Ayant suivi un cours de Robert Boyer et André Orléans, j'espérais qu'à défaut d'être d'accord avec les thèses d'Aglietta, je trouverai son livre intéressant. Malheureusement, il n'en est rien. Après le déluge de chiffres du premier chapitre, les chapitres suivant sont une accumulation de pétitions de principes et d'affirmations dont les justifications sont douloureusement absentes. C'est frustrant, car pour bien faire il faudrait que je passe un temps fou à faire une revue de détail des effets de manche, des évidences qui n'en sont pas et des généralisations abusives pour fonder ma position : ce bouquin est un non-sens scientifique, qui ignore délibérément vingt ans de recherche en économie.

Essentiellement, le problème des auteurs est qu'ils infèrent systématiquement des comportements microéconomiques à partir de données purement macroéconomiques. L'exercice était pertinent il y a trente ans, quand les données micro n'existaient pas ou étaient trop lourdes à traiter. Ce n'est plus le cas, et ils ne semblent pas se rendre compte que les analyses sur données micro démentent leurs intuitions.

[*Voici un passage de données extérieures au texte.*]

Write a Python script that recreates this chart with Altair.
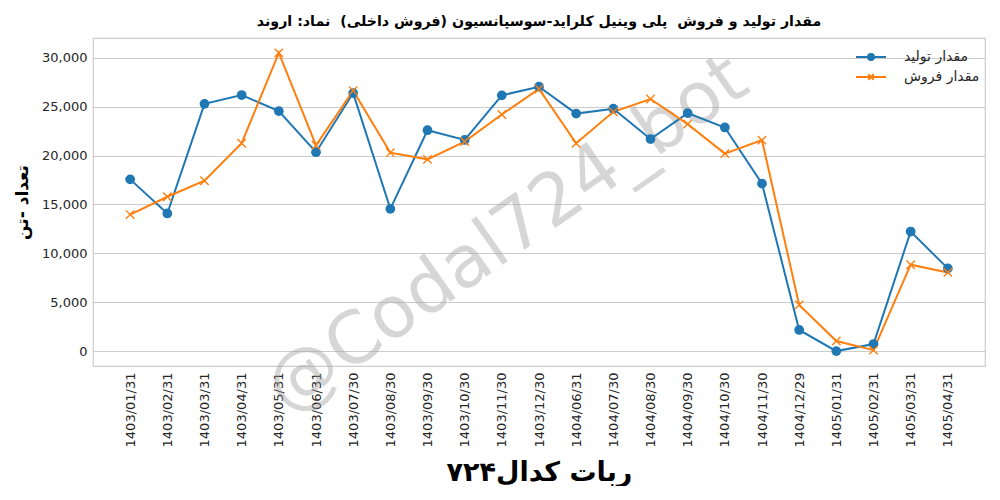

La goutte d'eau qui m'a fait tomber le livre des mains est le regret systématique de l'époque bénie où les entreprises pouvaient répercuter les hausses de leurs coûts sur leurs consommateurs. SM et Emmanuel se moquent des marins-pêcheurs et agriculteurs qui tiennent ce genre d'argumentaire auprès de Nicolas Sarkozy. c'est bien triste de constater qu'on entend de l'autre côté du spectre politique les mêmes bêtises.